▶
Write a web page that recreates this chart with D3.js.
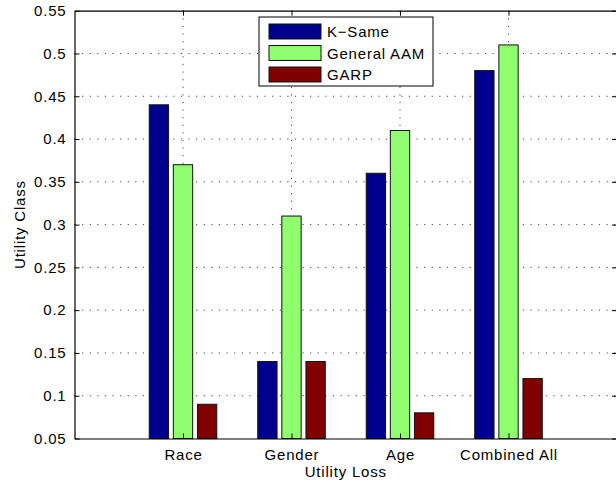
<!DOCTYPE html>
<html>
<head>
<meta charset="utf-8">
<script src="https://cdn.jsdelivr.net/npm/d3@7"></script>
<style>
  html, body { margin: 0; padding: 0; background: #fff; }
  text { font-family: "Liberation Sans", Arial, Helvetica, sans-serif; font-size: 15px; letter-spacing: 0.8px; fill: #000; }
</style>
</head>
<body>
<svg id="chart" width="616" height="480"></svg>
<script>
const categories = ["Race", "Gender", "Age", "Combined All"];
const seriesNames = ["K\u2212Same", "General AAM", "GARP"];
const kSame = [0.44, 0.14, 0.36, 0.48];
const generalAAM = [0.37, 0.31, 0.41, 0.51];
const garp = [0.09, 0.14, 0.08, 0.12];
const seriesColors = ["#00008f", "#8fff70", "#800000"];
const yTicks = [0.05, 0.1, 0.15, 0.2, 0.25, 0.3, 0.35, 0.4, 0.45, 0.5, 0.55];
const yTickLabels = ["0.05", "0.1", "0.15", "0.2", "0.25", "0.3", "0.35", "0.4", "0.45", "0.5", "0.55"];

const series = [kSame, generalAAM, garp];
const L = 74.5, R = 617, T = 10.7, B = 438.5;
const svg = d3.select("#chart");

const x = d3.scaleLinear().domain([0, 5]).range([L, R]);
const y = d3.scaleLinear().domain([0.05, 0.55]).range([B, T]);
const catPos = categories.map((c, i) => i + 1);

// grid
const grid = svg.append("g");
grid.selectAll("line.hg").data(yTicks.slice(1, -1)).enter().append("line")
  .attr("x1", L).attr("x2", R).attr("y1", d => y(d)).attr("y2", d => y(d))
  .attr("stroke", "#444").attr("stroke-width", 1).attr("stroke-dasharray", "1.2,6.4");
grid.selectAll("line.vg").data(catPos).enter().append("line")
  .attr("x1", d => x(d)).attr("x2", d => x(d)).attr("y1", T).attr("y2", B)
  .attr("stroke", "#444").attr("stroke-width", 1).attr("stroke-dasharray", "1.2,6.4");

// bars
const off = 0.2222, bw = 0.178;
series.forEach((vals, si) => {
  svg.append("g").selectAll("rect").data(vals).enter().append("rect")
    .attr("x", (d, i) => x(catPos[i] + (si - 1) * off - bw / 2))
    .attr("width", x(bw) - x(0))
    .attr("y", d => y(d))
    .attr("height", d => y(0.05) - y(d))
    .attr("fill", seriesColors[si])
    .attr("stroke", "#111").attr("stroke-width", 1);
});

// axes
const yAxisL = d3.axisLeft(y).tickValues(yTicks).tickFormat((d, i) => yTickLabels[i]).tickSizeInner(-5).tickSizeOuter(0).tickPadding(8);
const yAxisR = d3.axisRight(y).tickValues(yTicks).tickFormat("").tickSizeInner(-5).tickSizeOuter(0);
const xAxisB = d3.axisBottom(x).tickValues(catPos).tickFormat((d, i) => categories[i]).tickSizeInner(-5).tickSizeOuter(0).tickPadding(11);
const xAxisT = d3.axisTop(x).tickValues(catPos).tickFormat("").tickSizeInner(-5).tickSizeOuter(0);

function styleAxis(g) {
  g.select(".domain").attr("stroke", "#000").attr("stroke-width", 1.2);
  g.selectAll(".tick line").attr("stroke", "#000");
  g.selectAll(".tick text").attr("font-size", 15).attr("font-family", null).attr("fill", "#000");
}
svg.append("g").attr("transform", `translate(${L},0)`).call(yAxisL).call(styleAxis);
svg.append("g").attr("transform", `translate(${R},0)`).call(yAxisR).call(styleAxis);
svg.append("g").attr("transform", `translate(0,${B})`).call(xAxisB).call(styleAxis);
svg.append("g").attr("transform", `translate(0,${T})`).call(xAxisT).call(styleAxis);

// axis labels
svg.append("text").attr("x", (L + R) / 2).attr("y", 477).attr("text-anchor", "middle").text("Utility Loss");
svg.append("text").attr("transform", `translate(25,${(T + B) / 2}) rotate(-90)`).attr("text-anchor", "middle").text("Utility Class");

// legend
const lg = svg.append("g");
lg.append("rect").attr("x", 259).attr("y", 17).attr("width", 174).attr("height", 69)
  .attr("fill", "#fff").attr("stroke", "#000").attr("stroke-width", 1);
seriesNames.forEach((name, i) => {
  const yy = 24 + i * 21.5;
  lg.append("rect").attr("x", 269).attr("y", yy).attr("width", 52).attr("height", 15)
    .attr("fill", seriesColors[i]).attr("stroke", "#111").attr("stroke-width", 1);
  lg.append("text").attr("x", 327).attr("y", yy + 13).text(name);
});
</script>
</body>
</html>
◀
* **Work to do**: Go through the data above and transcribe it in full, omitting any image.

* **Finished answer**:
Write a web page that recreates this chart with D3.js.
<!DOCTYPE html>
<html>
<head>
<meta charset="utf-8">
<script src="https://cdn.jsdelivr.net/npm/d3@7"></script>
<style>
  html, body { margin: 0; padding: 0; background: #fff; }
  text { font-family: "Liberation Sans", Arial, Helvetica, sans-serif; font-size: 15px; letter-spacing: 0.8px; fill: #000; }
</style>
</head>
<body>
<svg id="chart" width="616" height="480"></svg>
<script>
const categories = ["Race", "Gender", "Age", "Combined All"];
const seriesNames = ["K\u2212Same", "General AAM", "GARP"];
const kSame = [0.44, 0.14, 0.36, 0.48];
const generalAAM = [0.37, 0.31, 0.41, 0.51];
const garp = [0.09, 0.14, 0.08, 0.12];
const seriesColors = ["#00008f", "#8fff70", "#800000"];
const yTicks = [0.05, 0.1, 0.15, 0.2, 0.25, 0.3, 0.35, 0.4, 0.45, 0.5, 0.55];
const yTickLabels = ["0.05", "0.1", "0.15", "0.2", "0.25", "0.3", "0.35", "0.4", "0.45", "0.5", "0.55"];

const series = [kSame, generalAAM, garp];
const L = 74.5, R = 617, T = 10.7, B = 438.5;
const svg = d3.select("#chart");

const x = d3.scaleLinear().domain([0, 5]).range([L, R]);
const y = d3.scaleLinear().domain([0.05, 0.55]).range([B, T]);
const catPos = categories.map((c, i) => i + 1);

// grid
const grid = svg.append("g");
grid.selectAll("line.hg").data(yTicks.slice(1, -1)).enter().append("line")
  .attr("x1", L).attr("x2", R).attr("y1", d => y(d)).attr("y2", d => y(d))
  .attr("stroke", "#444").attr("stroke-width", 1).attr("stroke-dasharray", "1.2,6.4");
grid.selectAll("line.vg").data(catPos).enter().append("line")
  .attr("x1", d => x(d)).attr("x2", d => x(d)).attr("y1", T).attr("y2", B)
  .attr("stroke", "#444").attr("stroke-width", 1).attr("stroke-dasharray", "1.2,6.4");

// bars
const off = 0.2222, bw = 0.178;
series.forEach((vals, si) => {
  svg.append("g").selectAll("rect").data(vals).enter().append("rect")
    .attr("x", (d, i) => x(catPos[i] + (si - 1) * off - bw / 2))
    .attr("width", x(bw) - x(0))
    .attr("y", d => y(d))
    .attr("height", d => y(0.05) - y(d))
    .attr("fill", seriesColors[si])
    .attr("stroke", "#111").attr("stroke-width", 1);
});

// axes
const yAxisL = d3.axisLeft(y).tickValues(yTicks).tickFormat((d, i) => yTickLabels[i]).tickSizeInner(-5).tickSizeOuter(0).tickPadding(8);
const yAxisR = d3.axisRight(y).tickValues(yTicks).tickFormat("").tickSizeInner(-5).tickSizeOuter(0);
const xAxisB = d3.axisBottom(x).tickValues(catPos).tickFormat((d, i) => categories[i]).tickSizeInner(-5).tickSizeOuter(0).tickPadding(11);
const xAxisT = d3.axisTop(x).tickValues(catPos).tickFormat("").tickSizeInner(-5).tickSizeOuter(0);

function styleAxis(g) {
  g.select(".domain").attr("stroke", "#000").attr("stroke-width", 1.2);
  g.selectAll(".tick line").attr("stroke", "#000");
  g.selectAll(".tick text").attr("font-size", 15).attr("font-family", null).attr("fill", "#000");
}
svg.append("g").attr("transform", `translate(${L},0)`).call(yAxisL).call(styleAxis);
svg.append("g").attr("transform", `translate(${R},0)`).call(yAxisR).call(styleAxis);
svg.append("g").attr("transform", `translate(0,${B})`).call(xAxisB).call(styleAxis);
svg.append("g").attr("transform", `translate(0,${T})`).call(xAxisT).call(styleAxis);

// axis labels
svg.append("text").attr("x", (L + R) / 2).attr("y", 477).attr("text-anchor", "middle").text("Utility Loss");
svg.append("text").attr("transform", `translate(25,${(T + B) / 2}) rotate(-90)`).attr("text-anchor", "middle").text("Utility Class");

// legend
const lg = svg.append("g");
lg.append("rect").attr("x", 259).attr("y", 17).attr("width", 174).attr("height", 69)
  .attr("fill", "#fff").attr("stroke", "#000").attr("stroke-width", 1);
seriesNames.forEach((name, i) => {
  const yy = 24 + i * 21.5;
  lg.append("rect").attr("x", 269).attr("y", yy).attr("width", 52).attr("height", 15)
    .attr("fill", seriesColors[i]).attr("stroke", "#111").attr("stroke-width", 1);
  lg.append("text").attr("x", 327).attr("y", yy + 13).text(name);
});
</script>
</body>
</html>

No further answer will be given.